The great dark car circled the block, equipped with an Arpege atomizer that contained room freshener, and Clyde checked the other entrances.

The north steps were empty and he tapped on the glass and the driver pulled up and the two men exited and suddenly there was the VW, cutting in front, and people came scrambling out, three, four, what, six people, it's a circus car debouching clowns, about seven people tumbling onto the sidewalk and hurrying up the steps to flank the doorway

All wore masks, the faces of Asian kids, some blood-spattered, others with eyes seamed shut, and they commenced their shouting as Hoover and Tolson moved up the stairs.

The first man was clumsy and slow and the second took his arm to assist and they made their plodding way toward the entrance.

They heard, "Society scum!"

They heard, 'A dead Asian baby for every Gucci loafer!"

Clyde wasn't sure whether the protesters knew who they were. Was Edgar's mask sufficient cover for his gnarled old media mug?

They heard mottoes, slurs and technical terms.

And they labored upward, step by step, eyes front, outer arms stroking, and the protesters jangled and hissed.

" Vietnam! Love it or leave it!"

"White killers in black tie!"

A young woman stood at the entrance wearing the mask of a child's shattered face and she said somewhat softly to Edgar, blocking his way and speaking evenly, whispering in fact, "We'll never disappear, old man, until you're in a landfill with your trash."

Clyde said, "Coming through," like a waiter with a heavy tray, and a couple of minutes later, after a stop in the men's room to collect themselves, the Director and his aide were ready to party.

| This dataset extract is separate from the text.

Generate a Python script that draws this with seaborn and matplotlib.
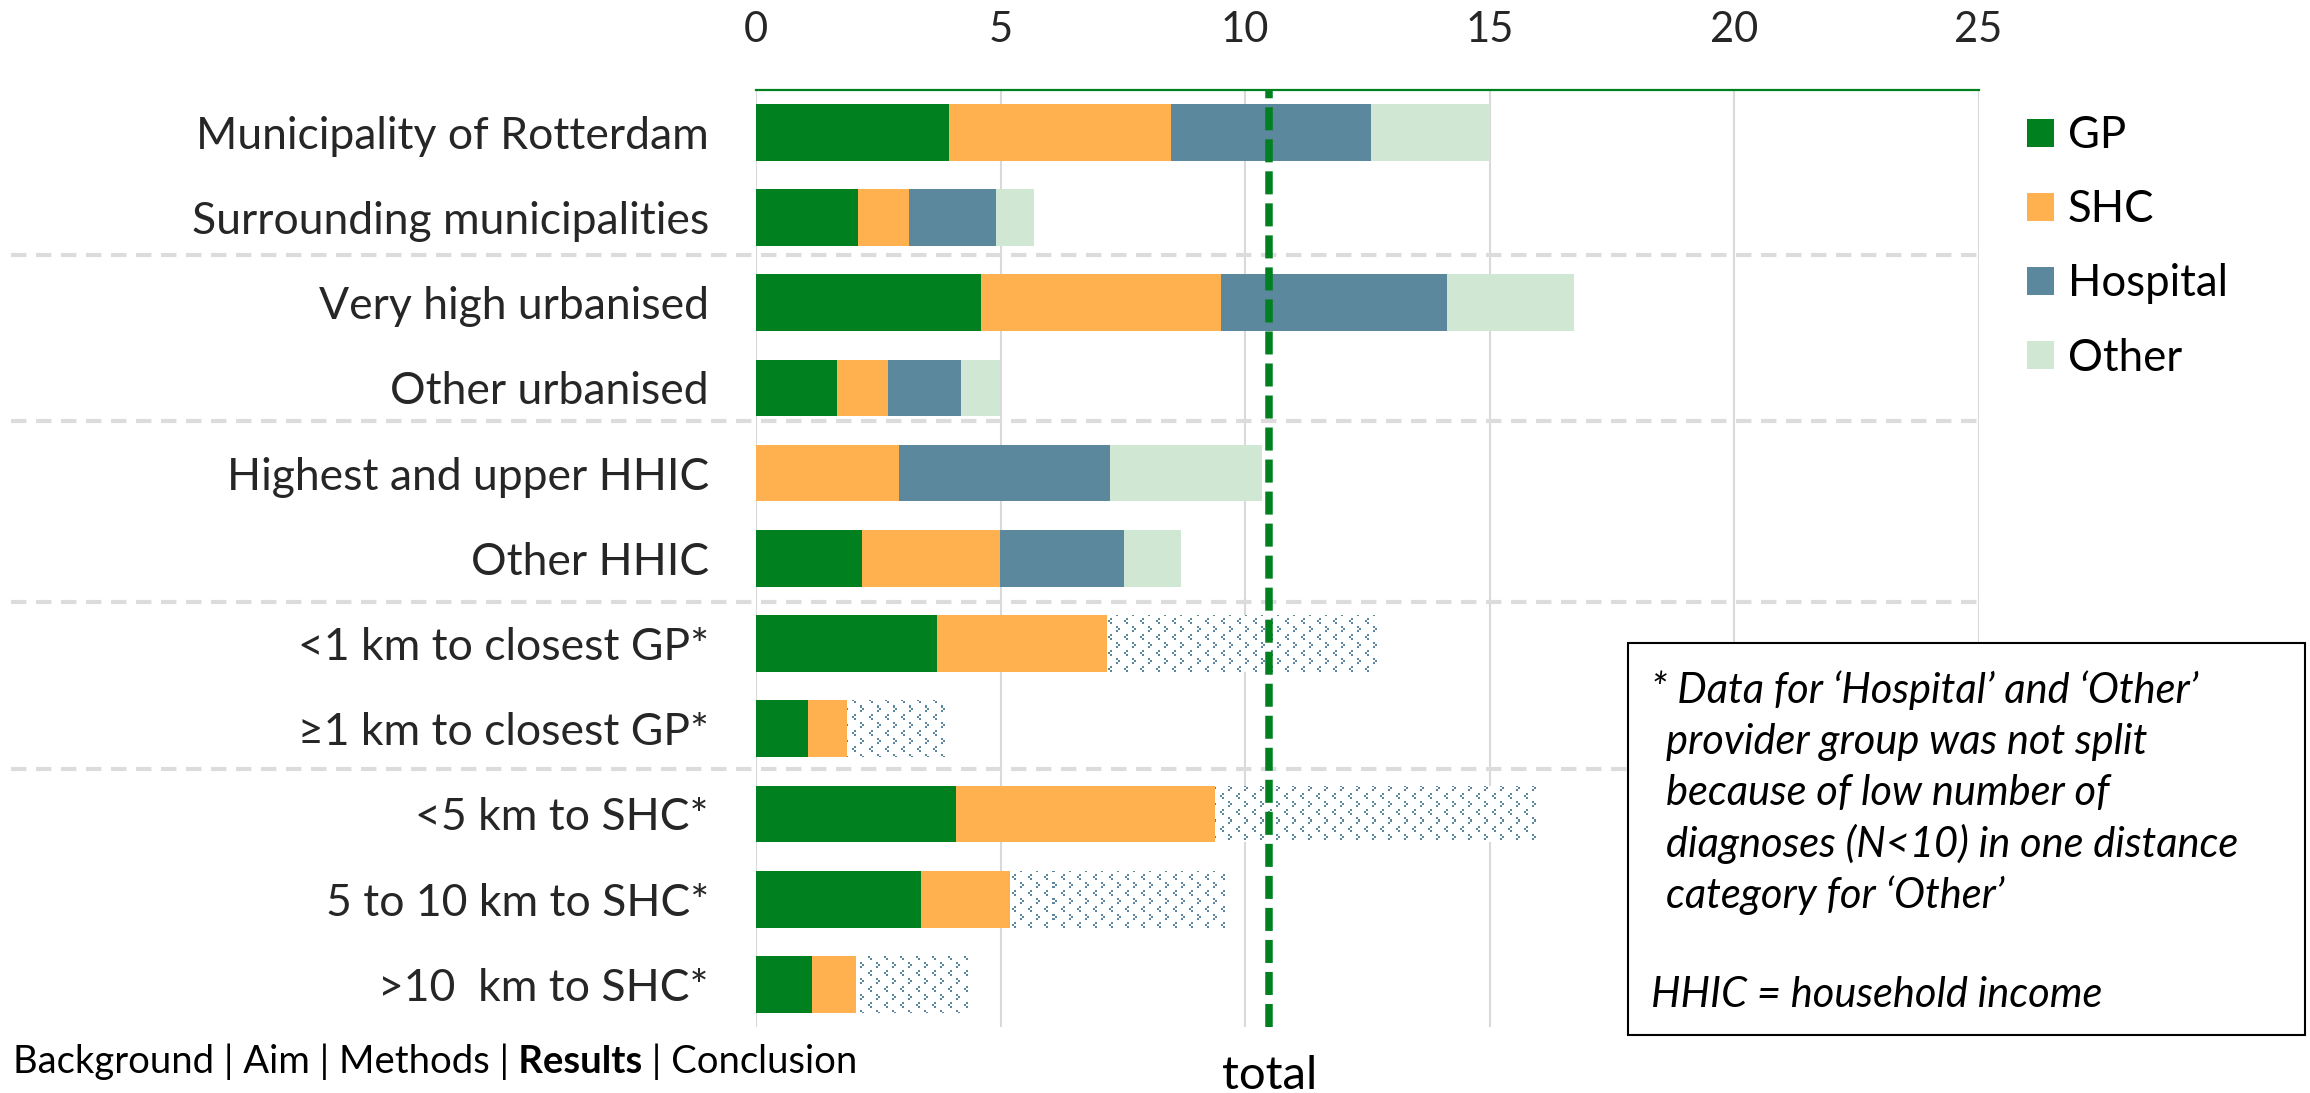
import numpy as np
import pandas as pd
import matplotlib
matplotlib.use("Agg")
import matplotlib.pyplot as plt
import seaborn as sns
from matplotlib.patches import Patch, Rectangle
from matplotlib import transforms
from matplotlib.colors import to_rgb

# ---- data ---------------------------------------------------------------
categories = [
    "Municipality of Rotterdam",
    "Surrounding municipalities",
    "Very high urbanised",
    "Other urbanised",
    "Highest and upper HHIC",
    "Other HHIC",
    "<1 km to closest GP*",
    "\u22651 km to closest GP*",
    "<5 km to SHC*",
    "5 to 10 km to SHC*",
    ">10  km to SHC*",
]
gp = [3.95, 2.08, 4.61, 1.66, 0.00, 2.17, 3.71, 1.06, 4.10, 3.38, 1.14]
shc = [4.54, 1.04, 4.89, 1.03, 2.93, 2.82, 3.47, 0.81, 5.29, 1.82, 0.91]
hospital = [4.08, 1.79, 4.64, 1.51, 4.31, 2.54, np.nan, np.nan, np.nan, np.nan, np.nan]
other = [2.44, 0.78, 2.58, 0.78, 3.11, 1.17, np.nan, np.nan, np.nan, np.nan, np.nan]
# Hospital + Other combined where the split was not possible
hospital_other = [np.nan] * 6 + [5.51, 2.04, 6.56, 4.44, 2.28]
total_rate = 10.5
x_ticks = [0, 5, 10, 15, 20, 25]
group_breaks = [1.44, 3.39, 5.51, 7.47]
legend_labels = ["GP", "SHC", "Hospital", "Other"]

note_lines = [
    "* Data for \u2018Hospital\u2019 and \u2018Other\u2019",
    "provider group was not split",
    "because of low number of",
    "diagnoses (N<10) in one distance",
    "category for \u2018Other\u2019",
]
note_footer = "HHIC = household income"
nav_items = [("Background | Aim | Methods |", "normal"),
             (" Results", "bold"),
             (" | Conclusion", "normal")]

# ---- style --------------------------------------------------------------
C_GP = "#00801F"
C_SHC = "#FFB14F"
C_HOSP = "#5B889C"
C_OTHER = "#CFE7D3"
C_GRID = "#D9D9D9"
C_SEP = "#DCDCDC"

sns.set_theme(style="white")
FONT = ["Lato", "DejaVu Sans"]
plt.rcParams["font.family"] = FONT
plt.rcParams["text.color"] = "black"

W_PX, H_PX = 2310, 1093
fig = plt.figure(figsize=(W_PX / 100, H_PX / 100), dpi=100)
fig.patch.set_facecolor("white")

ax_l, ax_r, ax_t, ax_b = 756, 1978.5, 89.7, 1027.0
ax = fig.add_axes([ax_l / W_PX, 1 - ax_b / H_PX,
                   (ax_r - ax_l) / W_PX, (ax_b - ax_t) / H_PX])

df = pd.DataFrame({
    "category": categories, "gp": gp, "shc": shc, "hospital": hospital,
    "other": other, "hospital_other": hospital_other,
})
split = df["hospital"].notna()
df["cum_shc"] = df["gp"] + df["shc"]
df["cum_hosp"] = df["cum_shc"] + df["hospital"]
df["cum_total"] = np.where(split, df["cum_hosp"] + df["other"],
                           df["cum_shc"] + df["hospital_other"])

BAR_W = 0.665


def layer(values, color, z):
    n0 = len(ax.patches)
    sns.barplot(x=values, y=df["category"], order=categories, orient="h",
                color=color, saturation=1, width=BAR_W, linewidth=0,
                errorbar=None, zorder=z, ax=ax)
    return ax.patches[n0:]


# stacked bars drawn back to front as cumulative lengths
layer(np.where(split, df["cum_total"], 0.0), C_OTHER, 1.0)
unsplit_bars = layer(np.where(~split, df["cum_total"], 0.0), "white", 1.0)
layer(np.where(split, df["cum_hosp"], 0.0), C_HOSP, 2.0)
layer(df["cum_shc"].values, C_SHC, 2.0)
layer(df["gp"].values, C_GP, 2.0)

n_cat = len(categories)
ax.set_xlim(0, 25)
ax.set_ylim(n_cat - 0.5, -0.5)

# zig-zag pattern fill for the unsplit Hospital/Other segment
hp = int(round(ax_b - ax_t))
wp = int(round(ax_r - ax_l))
tile = np.zeros((16, 16))
dots = [(0, 2), (2, 0), (4, 2),        # "<"
        (8, 8), (10, 10), (12, 8)]     # ">"
for r, c in dots:
    tile[r:r + 2, c:c + 2] = 1.0
mask = np.tile(tile, (hp // 16 + 1, wp // 16 + 1))[:hp, :wp]
tex = np.zeros((hp, wp, 4))
tex[..., :3] = to_rgb(C_HOSP)
tex[..., 3] = mask
for bar in unsplit_bars:
    if bar.get_width() <= 0:
        continue
    im = ax.imshow(tex, extent=(0, 25, n_cat - 0.5, -0.5),
                   origin="upper", aspect="auto", interpolation="nearest",
                   zorder=1.5)
    im.set_clip_path(bar)
ax.set_xlim(0, 25)
ax.set_ylim(n_cat - 0.5, -0.5)

# axes decoration
ax.set_xlabel("")
ax.set_ylabel("")
ax.set_xticks(x_ticks)
ax.xaxis.set_ticks_position("top")
ax.tick_params(axis="x", length=0, pad=29, labelsize=30)
ax.tick_params(axis="y", length=0, pad=34, labelsize=32)
for lab in ax.get_yticklabels() + ax.get_xticklabels():
    lab.set_family(FONT)
ax.grid(axis="x", color=C_GRID, linewidth=1.5)
ax.grid(axis="y", visible=False)
ax.set_axisbelow(True)
for side in ("left", "right", "bottom"):
    ax.spines[side].set_visible(False)
ax.spines["top"].set_color(C_GP)
ax.spines["top"].set_linewidth(1.6)
ax.spines["top"].set_zorder(3)

# total line
ax.axvline(total_rate, color=C_GP, linewidth=5.4, dashes=(3.07, 1.2), zorder=4)
tr_total = transforms.blended_transform_factory(ax.transData, fig.transFigure)
ax.text(total_rate, 1 - 1089 / H_PX, "total", transform=tr_total,
        ha="center", va="baseline", fontsize=34, clip_on=False)

# dashed group separators reaching into the label area
tr_sep = transforms.blended_transform_factory(fig.transFigure, ax.transData)
for yb in group_breaks:
    ax.plot([11 / W_PX, ax_r / W_PX], [yb, yb], transform=tr_sep,
            color=C_SEP, linewidth=3.0, dashes=(3.7, 2.3),
            clip_on=False, zorder=0.8)

# legend
handles = [Patch(facecolor=c, edgecolor="none")
           for c in (C_GP, C_SHC, C_HOSP, C_OTHER)]
fig.legend(handles, legend_labels, loc="upper left",
           bbox_to_anchor=(2027 / W_PX, 1 - 115 / H_PX),
           frameon=False, fontsize=31.5, handlelength=0.61, handleheight=0.61,
           handletextpad=0.32, labelspacing=0.76, borderpad=0, borderaxespad=0)

# note box
fig.add_artist(Rectangle((1628 / W_PX, 1 - 1035 / H_PX),
                         (2305 - 1628) / W_PX, (1035 - 643) / H_PX,
                         transform=fig.transFigure, facecolor="white",
                         edgecolor="black", linewidth=1.5, zorder=5))
baselines = [703, 754, 805, 857, 908]
for i, (line, yb) in enumerate(zip(note_lines, baselines)):
    xl = 1651 if i == 0 else 1666
    fig.text(xl / W_PX, 1 - yb / H_PX, line, fontsize=30, style="italic",
             va="baseline", ha="left", zorder=6)
fig.text(1651 / W_PX, 1 - 1007 / H_PX, note_footer, fontsize=30,
         style="italic", va="baseline", ha="left", zorder=6)

# navigation footer
renderer = fig.canvas.get_renderer()
x_nav = 13 / W_PX
for txt, weight in nav_items:
    t = fig.text(x_nav, 1 - 1073 / H_PX, txt, fontsize=27.5, weight=weight,
                 va="baseline", ha="left")
    x_nav += t.get_window_extent(renderer).width / fig.bbox.width

fig.savefig("out.png", dpi=100, facecolor="white")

But first Edgar said, "Who were those jaspers?"

"I have an idea or two. I'll put someone on it."

"Did you hear what she said? I think they're connected to the garbage guerrillas."

"Straighten your mask," Clyde said.

"I'd like to see them maimed in the slowest possible manner. Over weeks and months, with voice tapes made."

They walked down the hall to the grand ballroom. They'd walked down five hundred halls on their way to some ceremonial event, some testimonial dinner, one or another ritual salute to Edgar's decades in the Bureau, but they'd never heard a sound such as this.

A subdued roar, a sort of rumble-buzz, with a chandelier jingle in the mix and the dreamy sway of dance music and a vocal note of self-delight-the lure, the enticement of a life defined by its remoteness from the daily drudge of world complaint.

"Tapes of cries and moans," Edgar said, "which I would play to help me sleep."

They moved through the ballroom, they circulated, seeing prominent people everywhere. The room was high and white and primrose gold, flanked by Greek columns that caught the lickety amber light of a thousand candles.

Swan-necked women in textured satin gowns. Masks by Halston, Adolfo and Saint Laurent. The mother and sister of one American president and the daughter of another. Crisp little men aswagger with assets. Titled jet-setters, a maharajah and maharani, a baroness somebody in a beaded mask. Famous and raging alcoholic poets. Tough smart stylish women who ran fashion books and designed clothes. Hair by Kenneth-teased, swirled, backcombed and ringleted.

"Did you see?"

"The old dowager," Edgar said.

"In the dime-store mask."

"Decorated with pearls."

They shook hands here and there, daintily, and dropped a flattering remark to this or that person, and Clyde knew how the Director felt, mixing with people of the rarest social levels, the anointed and predestined, aura'd like Inca kings, but also the talented and original and self-made and born beautiful and ego-driven and hard-bargaining, all bearing signs of astral radiance, and the ruthless and brutish as well.

Yes, Edgar was damp with excitement.

He stopped to chat with Frank Sinatra and his young actress wife, a nymph in a boy's haircut and a butterfly mask.